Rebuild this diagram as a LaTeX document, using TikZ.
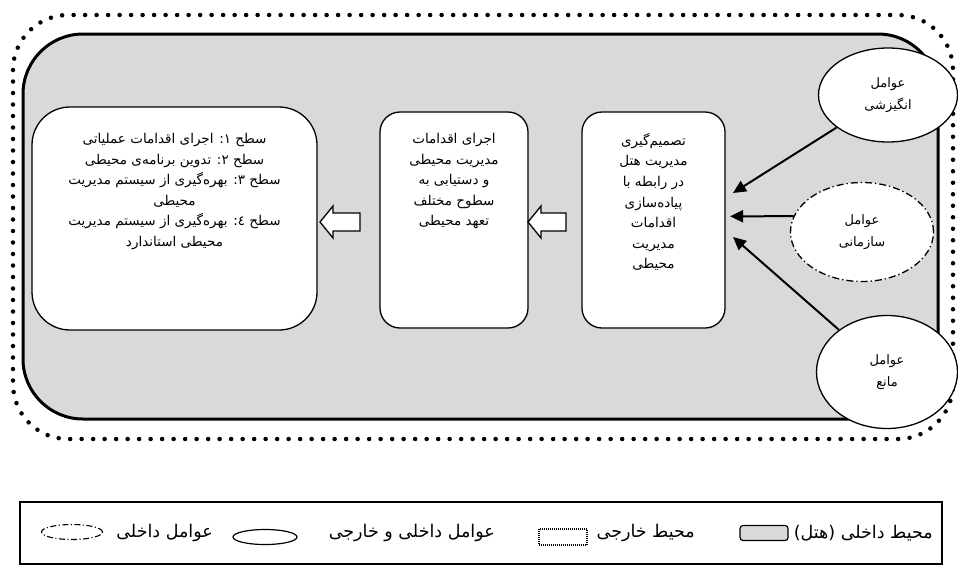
\documentclass[tikz,border=0pt]{standalone}
\usepackage{fontspec}
\newfontfamily\arabicfont[Script=Arabic]{DejaVu Sans}
\TeXXeTstate=1
\usetikzlibrary{arrows.meta,shapes.geometric}
\newcommand\fa[1]{\beginR#1\endR}
\definecolor{hotelgray}{HTML}{D9D9D9}
\begin{document}
\begin{tikzpicture}[x=1pt,y=-1pt,
  boxshape/.style={draw, line width=1.3pt, fill=white, inner sep=0pt},
  txt/.style={font=\fontsize{13.5}{20.6}\selectfont\arabicfont, align=center, inner sep=0pt},
  factor/.style={ellipse, draw, line width=1.3pt, fill=white, inner sep=0pt, font=\fontsize{13}{22}\selectfont\arabicfont, align=center},
  dashdotline/.style={dash pattern=on 7pt off 3pt on 1.3pt off 3pt},
  infl/.style={line width=2pt, -{Triangle[length=13pt,width=12pt]}},
  hollow/.style={draw, line width=1.3pt, fill=white, line join=miter},
  legtxt/.style={font=\fontsize{17.5}{20}\selectfont\arabicfont, inner sep=0pt}
]
\useasboundingbox (0,0) rectangle (958,566);
% outer environment (dotted)
\draw[line width=4.5pt, line cap=round, dash pattern=on 0pt off 11.5pt, rounded corners=55pt] (13,15) rectangle (953,439);
% inner environment (hotel)
\draw[line width=3pt, fill=hotelgray, rounded corners=60pt] (23,34) rectangle (938,419);
% boxes
\node[boxshape, rounded corners=20pt, minimum width=143pt, minimum height=216pt] (b1) at (653.5,220) {};
\node[boxshape, rounded corners=20pt, minimum width=148pt, minimum height=216pt] (b2) at (454,220) {};
\node[boxshape, rounded corners=38pt, minimum width=285pt, minimum height=223pt] (b3) at (174.5,218.5) {};
\node[txt, anchor=north] (t1) at (653.5,133) {\fa{تصمیم‌گیری}\\\fa{مدیریت هتل}\\\fa{در رابطه با}\\\fa{پیاده‌سازی}\\\fa{اقدامات}\\\fa{مدیریت}\\\fa{محیطی}};
\node[txt, anchor=north] (t2) at (454,133) {\fa{اجرای اقدامات}\\\fa{مدیریت محیطی}\\\fa{و دستیابی به}\\\fa{سطوح مختلف}\\\fa{تعهد محیطی}};
\node[txt, anchor=north] (t3) at (174.5,133) {\fa{سطح ۱: اجرای اقدامات عملیاتی}\\\fa{سطح ۲: تدوین برنامه‌ی محیطی}\\\fa{سطح ۳: بهره‌گیری از سیستم مدیریت}\\\fa{محیطی}\\\fa{سطح ٤: بهره‌گیری از سیستم مدیریت}\\\fa{محیطی استاندارد}};
% hollow arrows
\draw[hollow] (320,222) -- (333,206) -- (333,213) -- (360,213) -- (360,231) -- (333,231) -- (333,238) -- cycle;
\draw[hollow] (528,222) -- (541,206) -- (541,213) -- (566,213) -- (566,231) -- (541,231) -- (541,238) -- cycle;
% factors
\node[factor, minimum width=139pt, minimum height=94pt] (e1) at (888,95) {\fa{عوامل}\\\fa{انگیزشی}};
\node[factor, dashdotline, minimum width=143pt, minimum height=99pt] (e2) at (862,232) {\fa{عوامل}\\\fa{سازمانی}};
\node[factor, minimum width=141pt, minimum height=113pt] (e3) at (887,372) {\fa{عوامل}\\\fa{مانع}};
\coordinate (p1) at (733,193);
\coordinate (p2) at (730,216.3);
\coordinate (p3) at (733,237);
\draw[infl] (e1) -- (p1);
\draw[infl] (e2.167) -- (p2);
\draw[infl] (e3) -- (p3);
% legend
\draw[line width=1.8pt] (20,502) rectangle (942,564);
\node[legtxt, anchor=east] (l1) at (933,533) {\fa{محیط داخلی (هتل)}};
\node[draw, fill=hotelgray, rounded corners=3pt, line width=1.2pt, minimum width=48pt, minimum height=15pt, inner sep=0pt, anchor=east] (lg1) at ([xshift=-5pt]l1.west) {};
\node[legtxt, anchor=east] (l2) at (695,533) {\fa{محیط خارجی}};
\node[draw, line width=1.1pt, dash pattern=on 1pt off 1pt, minimum width=48pt, minimum height=16pt, inner sep=0pt] (lg2) at (563,537) {};
\node[legtxt, anchor=east] (l3) at (495,533) {\fa{عوامل داخلی و خارجی}};
\node[draw, ellipse, line width=1.2pt, minimum width=64pt, minimum height=15pt, inner sep=0pt] (lg3) at (265,537) {};
\node[legtxt, anchor=east] (l4) at (213,533) {\fa{عوامل داخلی}};
\node[draw, ellipse, line width=1.1pt, dash pattern=on 6pt off 2.5pt on 1.1pt off 2.5pt, minimum width=61pt, minimum height=15pt, inner sep=0pt] (lg4) at (72,532) {};
\end{tikzpicture}
\end{document}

━━━━━━━━━━━━━━━━

> _Exercise goal_: Quote the material exactly. Pictures stay out.

> _Result below_:
Rebuild this diagram as a LaTeX document, using TikZ.
\documentclass[tikz,border=0pt]{standalone}
\usepackage{fontspec}
\newfontfamily\arabicfont[Script=Arabic]{DejaVu Sans}
\TeXXeTstate=1
\usetikzlibrary{arrows.meta,shapes.geometric}
\newcommand\fa[1]{\beginR#1\endR}
\definecolor{hotelgray}{HTML}{D9D9D9}
\begin{document}
\begin{tikzpicture}[x=1pt,y=-1pt,
  boxshape/.style={draw, line width=1.3pt, fill=white, inner sep=0pt},
  txt/.style={font=\fontsize{13.5}{20.6}\selectfont\arabicfont, align=center, inner sep=0pt},
  factor/.style={ellipse, draw, line width=1.3pt, fill=white, inner sep=0pt, font=\fontsize{13}{22}\selectfont\arabicfont, align=center},
  dashdotline/.style={dash pattern=on 7pt off 3pt on 1.3pt off 3pt},
  infl/.style={line width=2pt, -{Triangle[length=13pt,width=12pt]}},
  hollow/.style={draw, line width=1.3pt, fill=white, line join=miter},
  legtxt/.style={font=\fontsize{17.5}{20}\selectfont\arabicfont, inner sep=0pt}
]
\useasboundingbox (0,0) rectangle (958,566);
% outer environment (dotted)
\draw[line width=4.5pt, line cap=round, dash pattern=on 0pt off 11.5pt, rounded corners=55pt] (13,15) rectangle (953,439);
% inner environment (hotel)
\draw[line width=3pt, fill=hotelgray, rounded corners=60pt] (23,34) rectangle (938,419);
% boxes
\node[boxshape, rounded corners=20pt, minimum width=143pt, minimum height=216pt] (b1) at (653.5,220) {};
\node[boxshape, rounded corners=20pt, minimum width=148pt, minimum height=216pt] (b2) at (454,220) {};
\node[boxshape, rounded corners=38pt, minimum width=285pt, minimum height=223pt] (b3) at (174.5,218.5) {};
\node[txt, anchor=north] (t1) at (653.5,133) {\fa{تصمیم‌گیری}\\\fa{مدیریت هتل}\\\fa{در رابطه با}\\\fa{پیاده‌سازی}\\\fa{اقدامات}\\\fa{مدیریت}\\\fa{محیطی}};
\node[txt, anchor=north] (t2) at (454,133) {\fa{اجرای اقدامات}\\\fa{مدیریت محیطی}\\\fa{و دستیابی به}\\\fa{سطوح مختلف}\\\fa{تعهد محیطی}};
\node[txt, anchor=north] (t3) at (174.5,133) {\fa{سطح ۱: اجرای اقدامات عملیاتی}\\\fa{سطح ۲: تدوین برنامه‌ی محیطی}\\\fa{سطح ۳: بهره‌گیری از سیستم مدیریت}\\\fa{محیطی}\\\fa{سطح ٤: بهره‌گیری از سیستم مدیریت}\\\fa{محیطی استاندارد}};
% hollow arrows
\draw[hollow] (320,222) -- (333,206) -- (333,213) -- (360,213) -- (360,231) -- (333,231) -- (333,238) -- cycle;
\draw[hollow] (528,222) -- (541,206) -- (541,213) -- (566,213) -- (566,231) -- (541,231) -- (541,238) -- cycle;
% factors
\node[factor, minimum width=139pt, minimum height=94pt] (e1) at (888,95) {\fa{عوامل}\\\fa{انگیزشی}};
\node[factor, dashdotline, minimum width=143pt, minimum height=99pt] (e2) at (862,232) {\fa{عوامل}\\\fa{سازمانی}};
\node[factor, minimum width=141pt, minimum height=113pt] (e3) at (887,372) {\fa{عوامل}\\\fa{مانع}};
\coordinate (p1) at (733,193);
\coordinate (p2) at (730,216.3);
\coordinate (p3) at (733,237);
\draw[infl] (e1) -- (p1);
\draw[infl] (e2.167) -- (p2);
\draw[infl] (e3) -- (p3);
% legend
\draw[line width=1.8pt] (20,502) rectangle (942,564);
\node[legtxt, anchor=east] (l1) at (933,533) {\fa{محیط داخلی (هتل)}};
\node[draw, fill=hotelgray, rounded corners=3pt, line width=1.2pt, minimum width=48pt, minimum height=15pt, inner sep=0pt, anchor=east] (lg1) at ([xshift=-5pt]l1.west) {};
\node[legtxt, anchor=east] (l2) at (695,533) {\fa{محیط خارجی}};
\node[draw, line width=1.1pt, dash pattern=on 1pt off 1pt, minimum width=48pt, minimum height=16pt, inner sep=0pt] (lg2) at (563,537) {};
\node[legtxt, anchor=east] (l3) at (495,533) {\fa{عوامل داخلی و خارجی}};
\node[draw, ellipse, line width=1.2pt, minimum width=64pt, minimum height=15pt, inner sep=0pt] (lg3) at (265,537) {};
\node[legtxt, anchor=east] (l4) at (213,533) {\fa{عوامل داخلی}};
\node[draw, ellipse, line width=1.1pt, dash pattern=on 6pt off 2.5pt on 1.1pt off 2.5pt, minimum width=61pt, minimum height=15pt, inner sep=0pt] (lg4) at (72,532) {};
\end{tikzpicture}
\end{document}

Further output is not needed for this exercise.